Of course the money they've missed out from Ni-mh battery sales pales into insignificance when you consider the nearly incomprehensible amounts of money they're making from Texas Tea right now. I think we're really going to regret the wholesale neglect/destruction of the railways.

Davoh said...

Hello lemmiwinks, welcome to my madness. Glad to see that you are recovering and no, can't give any suggestions as to how to carry a cup of tea while on crutches.

The thing that astonishes - also appals - me is that the transportation problem has been looming for quite some time, but we all seem to prefer to live in some sort of self indulgent coma, a Disney fantasyland of comfort and success, perhaps.

Various fuels have been tried with various degrees of success, but still can't figure out why "autogas" vehicles were never designed to run on LNG ("natural" gas, which we have plenty of) instead of LPG - which is a petroleum by-product, and will also become prohibitively expensive then disappear when the oil runs out.

One of the reasons, perhaps, for the popularity of diesel motors which can, at a pinch, be made to run on cooking oil (canola, etc.).

As to the "locally" made hybrid Commodore, can only blame the previous Gummint for not pushing that particular barrow - tho hybrids will always be an "interim" measure.

And again, can only be flabbergasted by the previous decision of the Mitsubishi auto plant at Tonsley Park to concentrate on the production of - yet another - 8 cylinder gas guzzler. Am not surprised that they went broke recently and had to close down.

There is much to say about all of this .. am mostly disgusted.

lemmiwinks said...

Hi Davo,

Been lurking here for a while, following your adventures with interest since I stumbled upon your part of the web from Gerrys blog. I have temporarily overcome the tea crisis by pressing the wheelchair back into service as the occasion demands ;-)

I too wonder why our gas vehicle fleet is running on LPG instead of CNG (which we are selling by the boatload to India, China, Italy, USA etc) and have in abundance. The 7:30 report had a very interesting story on this subject a while back, and it was strongly suggested that no small part of the apathy towards CNG as a fuel had to do with the fact that if your house was hooked up for heating, cooking, hot water, then one would only need a small compressor and the appropriate fittings to fill one's car up at home. The gumbymint would thus miss out on it's precious fuel excise. I think the same argument can be applied to the electric car, in which case it is even worse since you might be able to produce your own "fuel" from house mounted solar panels!

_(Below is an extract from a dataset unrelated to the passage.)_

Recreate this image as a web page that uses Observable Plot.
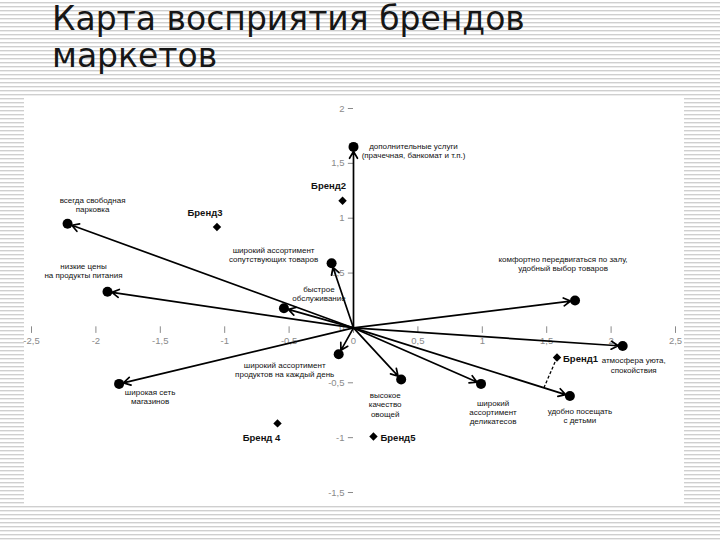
<!DOCTYPE html>
<html>
<head>
<meta charset="utf-8">
<script src="https://cdn.jsdelivr.net/npm/d3@7"></script>
<script src="https://cdn.jsdelivr.net/npm/@observablehq/plot@0.6"></script>
<style>
  html, body { margin: 0; padding: 0; }
  body {
    width: 720px; height: 540px; position: relative; overflow: hidden;
    background: repeating-linear-gradient(to bottom, #ffffff 0px, #ffffff 2px, #cfcfcf 2px, #cfcfcf 3px, #ececec 3px, #ececec 4px);
  }
  #title {
    position: absolute; left: 52px; top: 0px;
    font-family: "DejaVu Sans", Verdana, sans-serif; font-size: 33px; line-height: 37px;
    color: #161616; white-space: nowrap;
  }
  #chart {
    position: absolute; left: 24px; top: 96px; width: 660px; height: 408px; background: #fff;
  }
</style>
</head>
<body>
<div id="title">Карта восприятия брендов<br>маркетов</div>
<div id="chart"></div>
<script>
// Attributes (vectors from the origin)
const attrNames = [
  "дополнительные услуги\n(прачечная, банкомат и т.п.)",
  "всегда свободная\nпарковка",
  "низкие цены\nна продукты питания",
  "широкий ассортимент\nсопутствующих товаров",
  "быстрое\nобслуживание",
  "комфортно передвигаться по залу,\nудобный выбор товаров",
  "атмосфера уюта,\nспокойствия",
  "удобно посещать\nс детьми",
  "широкий\nассортимент\nделикатесов",
  "высокое\nкачество\nовощей",
  "широкий ассортимент\nпродуктов на каждый день",
  "широкая сеть\nмагазинов"
];
const attrX = [0.0, -2.22, -1.91, -0.17, -0.54, 1.72, 2.09, 1.68, 0.99, 0.37, -0.115, -1.82];
const attrY = [1.65, 0.95, 0.33, 0.59, 0.18, 0.25, -0.165, -0.62, -0.51, -0.47, -0.24, -0.51];

// Brands
const brandNames = ["Бренд1", "Бренд2", "Бренд3", "Бренд 4", "Бренд5"];
const brandX = [1.58, -0.085, -1.06, -0.59, 0.155];
const brandY = [-0.27, 1.16, 0.92, -0.87, -0.99];

// Axis ticks
const xTicks = [-2.5, -2, -1.5, -1, -0.5, 0, 0.5, 1, 1.5, 2, 2.5];
const yTicks = [-1.5, -1, -0.5, 0, 0.5, 1, 1.5, 2];

// Layout (label offsets in px)
const attrLabelOffset = [[60, 4], [25, -19], [-24, -21], [-58, -9], [35, -15], [-12, -37],
  [11, 19], [10, 20], [12, 28], [-16, 25], [-54, 15], [31, 13]];
const brandLabelLayout = [
  {dx: 6, dy: 1, anchor: "start"},
  {dx: -14, dy: -15, anchor: "middle"},
  {dx: -12, dy: -14, anchor: "middle"},
  {dx: -16, dy: 15, anchor: "middle"},
  {dx: 7, dy: 1, anchor: "start"}
];

const attrs = attrNames.map((name, i) => ({name, x: attrX[i], y: attrY[i]}));
const brands = brandNames.map((name, i) => ({name, x: brandX[i], y: brandY[i]}));
const fmt = d => String(d).replace(".", ",");

// projection of Бренд1 onto the "удобно посещать с детьми" vector
const b1 = brands[0], a8 = attrs[7];
const t = (b1.x * a8.x + b1.y * a8.y) / (a8.x * a8.x + a8.y * a8.y);
const proj = [{x1: a8.x * t, y1: a8.y * t, x2: b1.x, y2: b1.y}];

const marks = [
  // x axis ticks & labels
  Plot.ruleX(xTicks, {x: d => d, y1: 0.01, y2: -0.05, stroke: "#8a8a8a", strokeWidth: 1}),
  Plot.text(xTicks, {x: d => d, y: 0, text: fmt, dy: 13, fill: "#8a8a8a", fontSize: 9.5}),
  // y axis ticks & labels
  Plot.ruleY(yTicks, {y: d => d, x1: -0.04, x2: 0, stroke: "#8a8a8a", strokeWidth: 1}),
  Plot.text(yTicks, {x: 0, y: d => d, text: fmt, dx: -9, textAnchor: "end", fill: "#8a8a8a", fontSize: 9.5}),
  // vectors
  Plot.arrow(attrs, {x1: 0, y1: 0, x2: "x", y2: "y", stroke: "#000", strokeWidth: 1.7, headLength: 7, insetEnd: 4.5}),
  Plot.dot(attrs, {x: "x", y: "y", r: 5, fill: "#000"}),
  // projection line
  Plot.link(proj, {x1: "x1", y1: "y1", x2: "x2", y2: "y2", stroke: "#000", strokeWidth: 1.3, strokeDasharray: "3,2", insetEnd: 3}),
  // brands
  Plot.dot(brands, {x: "x", y: "y", symbol: "diamond2", r: 3.8, fill: "#000"}),
  ...attrs.map((d, i) => Plot.text([d], {x: "x", y: "y", text: "name", dx: attrLabelOffset[i][0], dy: attrLabelOffset[i][1],
    fontSize: 8, lineHeight: 1.15, fill: "#111", textAnchor: "middle"})),
  ...brands.map((d, i) => Plot.text([d], {x: "x", y: "y", text: "name", dx: brandLabelLayout[i].dx, dy: brandLabelLayout[i].dy,
    textAnchor: brandLabelLayout[i].anchor, fontSize: 9.5, fontWeight: "bold", fill: "#111"}))
];

const chart = Plot.plot({
  width: 660,
  height: 408,
  marginLeft: 7,
  marginRight: 9,
  marginTop: 12,
  marginBottom: 12,
  x: {domain: [-2.5, 2.5], axis: null},
  y: {domain: [-1.5, 2], axis: null},
  style: {background: "#fff", fontFamily: "'Liberation Sans', Arial, sans-serif", overflow: "visible"},
  marks
});
document.getElementById("chart").appendChild(chart);
</script>
</body>
</html>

Whilst peak oil is inevitable (it's just a question of when, not if) I saw a very interesting interview on Dateline today with former Saudi Arabian oil minister Sheikh Ahmed Zaki Yamani. He blames the futures market and oil speculators more than anything else. I like this quote from him (though not from the Dateline interview): "The Stone Age did not end for lack of stone, and the Oil Age will end long before the world runs out of oil."

I hope he's right on that count, though he is completely wrong with his comment in the Dateline interview about hydrogen as a fuel.